*What you should do*
Find each line with the word "recreates" and say how many there are, nothing else.

*Records for the task*
-*-

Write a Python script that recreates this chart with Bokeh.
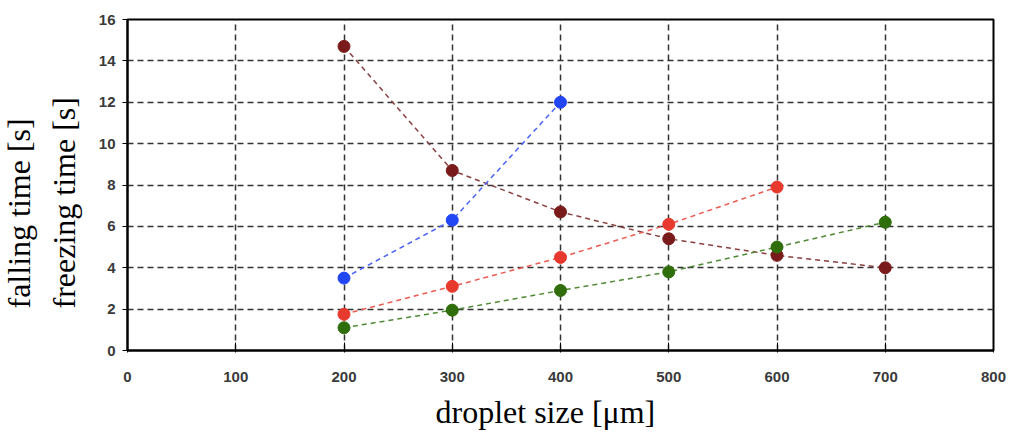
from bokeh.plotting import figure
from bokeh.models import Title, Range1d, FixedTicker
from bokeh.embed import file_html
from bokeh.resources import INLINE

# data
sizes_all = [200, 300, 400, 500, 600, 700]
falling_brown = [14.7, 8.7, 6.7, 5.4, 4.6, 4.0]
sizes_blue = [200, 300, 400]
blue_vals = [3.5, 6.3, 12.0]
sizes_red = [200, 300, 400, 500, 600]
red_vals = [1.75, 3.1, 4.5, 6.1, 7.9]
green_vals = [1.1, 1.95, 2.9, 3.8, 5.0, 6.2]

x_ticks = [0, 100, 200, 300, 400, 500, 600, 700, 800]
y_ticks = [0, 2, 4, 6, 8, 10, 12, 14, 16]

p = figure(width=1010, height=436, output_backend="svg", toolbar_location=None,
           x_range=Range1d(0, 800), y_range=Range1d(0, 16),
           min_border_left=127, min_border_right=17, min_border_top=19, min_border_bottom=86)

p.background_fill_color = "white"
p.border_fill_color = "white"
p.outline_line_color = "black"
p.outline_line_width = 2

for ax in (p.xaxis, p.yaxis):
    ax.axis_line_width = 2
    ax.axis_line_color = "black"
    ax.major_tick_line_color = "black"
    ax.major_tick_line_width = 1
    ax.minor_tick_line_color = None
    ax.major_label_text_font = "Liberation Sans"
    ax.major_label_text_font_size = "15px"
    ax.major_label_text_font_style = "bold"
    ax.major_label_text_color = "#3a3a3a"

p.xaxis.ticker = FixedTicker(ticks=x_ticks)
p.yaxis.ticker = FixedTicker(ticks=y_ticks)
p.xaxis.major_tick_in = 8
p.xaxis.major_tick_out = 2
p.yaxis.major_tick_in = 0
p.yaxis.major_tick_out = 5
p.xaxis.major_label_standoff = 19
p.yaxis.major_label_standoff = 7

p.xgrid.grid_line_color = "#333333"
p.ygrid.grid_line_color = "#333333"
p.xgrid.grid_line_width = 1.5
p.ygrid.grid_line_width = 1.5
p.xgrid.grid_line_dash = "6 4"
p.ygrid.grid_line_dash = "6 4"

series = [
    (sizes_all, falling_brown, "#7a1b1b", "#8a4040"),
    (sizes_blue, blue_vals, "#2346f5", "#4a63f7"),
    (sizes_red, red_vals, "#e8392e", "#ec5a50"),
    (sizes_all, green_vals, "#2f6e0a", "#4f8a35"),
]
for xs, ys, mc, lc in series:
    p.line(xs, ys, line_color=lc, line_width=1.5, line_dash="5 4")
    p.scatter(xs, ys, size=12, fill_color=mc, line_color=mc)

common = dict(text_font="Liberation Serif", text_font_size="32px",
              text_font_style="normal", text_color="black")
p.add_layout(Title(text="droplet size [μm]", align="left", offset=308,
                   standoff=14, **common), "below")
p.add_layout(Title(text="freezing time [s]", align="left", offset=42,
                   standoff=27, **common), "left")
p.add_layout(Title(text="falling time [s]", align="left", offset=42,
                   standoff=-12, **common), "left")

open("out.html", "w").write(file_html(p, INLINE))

-*-

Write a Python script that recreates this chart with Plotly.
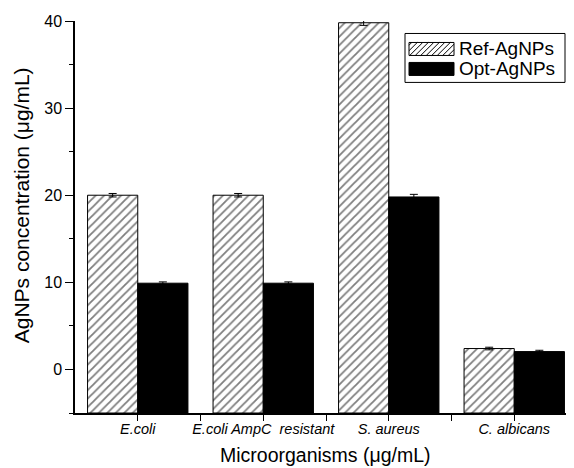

-*-

*Finished exercise*
2